I think the rise of part-time programs and MBA education having more flexibility helps to mitigate this “ideal worker” image. The idea is that maybe you can’t fully devote yourself to an MBA, but you can put parts of your energy and life towards it.
I would say that we still do in some ways expect employees to devote themselves to business school. For example, even just forced grading curves, I think, fosters this type of competition among students that rewards the person who is able to work the longest hours and be best prepared for class. All the networking that MBA students have to do to get jobs is another example. When I hear about all these sessions that are held from, like, 5 to 7 p.m., it’s a lot of work to land that internship. Obviously, people who have to be caretakers to others are more limited in their availability. I know that there’s a few women at Darden who are mothers, and I’ve talked to them about just the recruiting expectations being hard to meet because they are a lot of time outside of traditional working hours.
What do you think can be done to make business education more accessible to women now?
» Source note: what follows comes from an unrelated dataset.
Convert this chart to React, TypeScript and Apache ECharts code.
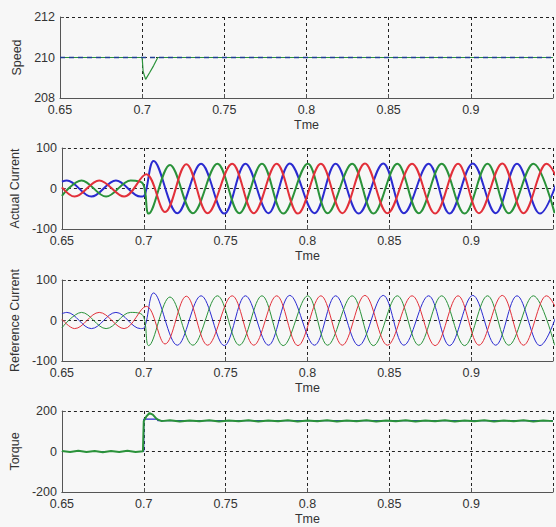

Besides offering more flexibility in the format of the MBA, which I think schools are starting to adopt, I think that the full-time residential programs could look into trying to offer ways to be more supportive to families, and maybe even–I know this is gonna sound kind of radical–but offering childcare or helping to facilitate childcare for men and women who have small children but need to spend long hours doing recruiting, networking, things like that.
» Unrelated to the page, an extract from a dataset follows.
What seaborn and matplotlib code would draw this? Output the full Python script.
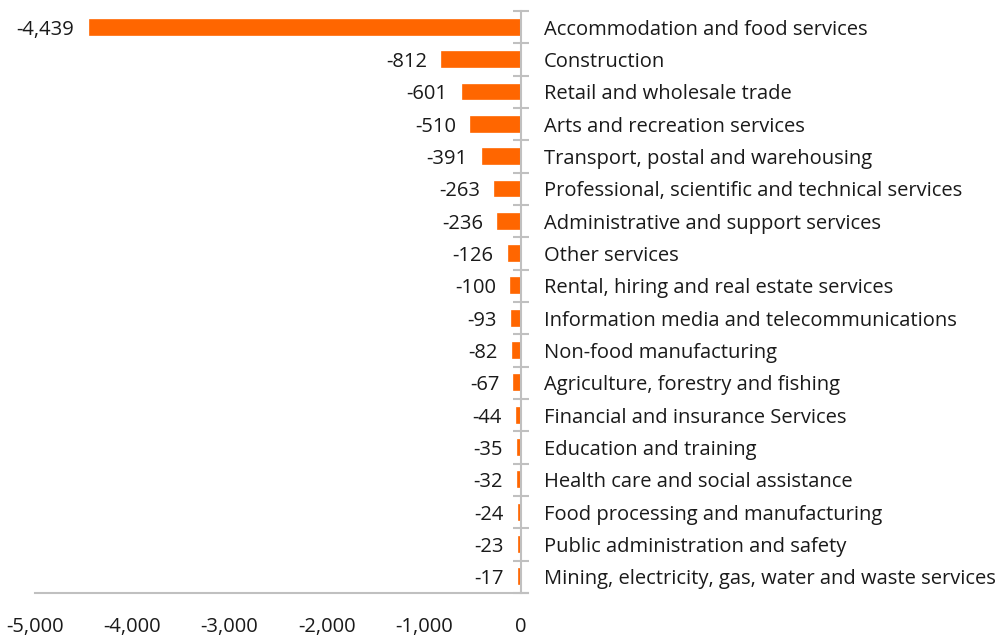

Tell us about where we can find the paper.
It was published in a special issue of the Academy of Management, Learning and Education Journal, and the issue is all about new ways to think about the history of business schools.
What is the value in looking into programs that are, you know, 70 to 80 years old? How does it inform what’s happening now or what can be done differently?
I think it can inform the way we recognize that the whole structure of MBA programs and a lot of corporate jobs have been around the idea of this “ideal worker” norm, and not around, you know, a dual career couple or some who doesn’t have somebody else to take care of personal domestic child care matters.
I would like to say it also elevates the idea of the role of those who are supporting a corporate professional and sort of thinking about the ways that that has been really pivotal. You know, the person sort of behind the man or behind the executive. Actually, these support roles have been in the past really pivotal to careers. What we did with all of the EEO (Equal Employment Opportunity) laws is we basically said you’re not allowed to ask about people’s families anymore. You’re not allowed to ask about kids, and I think that tried to create a gender neutral way to get around the unfairness to women, but in the past women did contribute in a lot of ways to their husband’s career and to business school life.
What else should readers know about?
I should mention that at Darden, we have a Women at Darden initiative to provide resources and channels to increase representation of women.
I guess when I think about the way the Forte Foundation, as well as schools, talk about women in business schools, it’s all about just the composition of the class. It’s like, “Okay, we have 50% now. Yes, we’re there!” This, to me, is the whole diversity versus inclusion thing: You can bring in women, they can sit in the room, but do they feel included? Are their values and experiences part of the culture, the fabric of the institution? I guess my sort of critical view when I read about women in business schools is that while it is important to focus on the actual quantity and presence of women, but in what ways does that help to change the business school or inform the future of where business school is going? What Darden is doing is trying to not only increase the number of women, but also to help make sure women have more opportunities for non-traditional careers.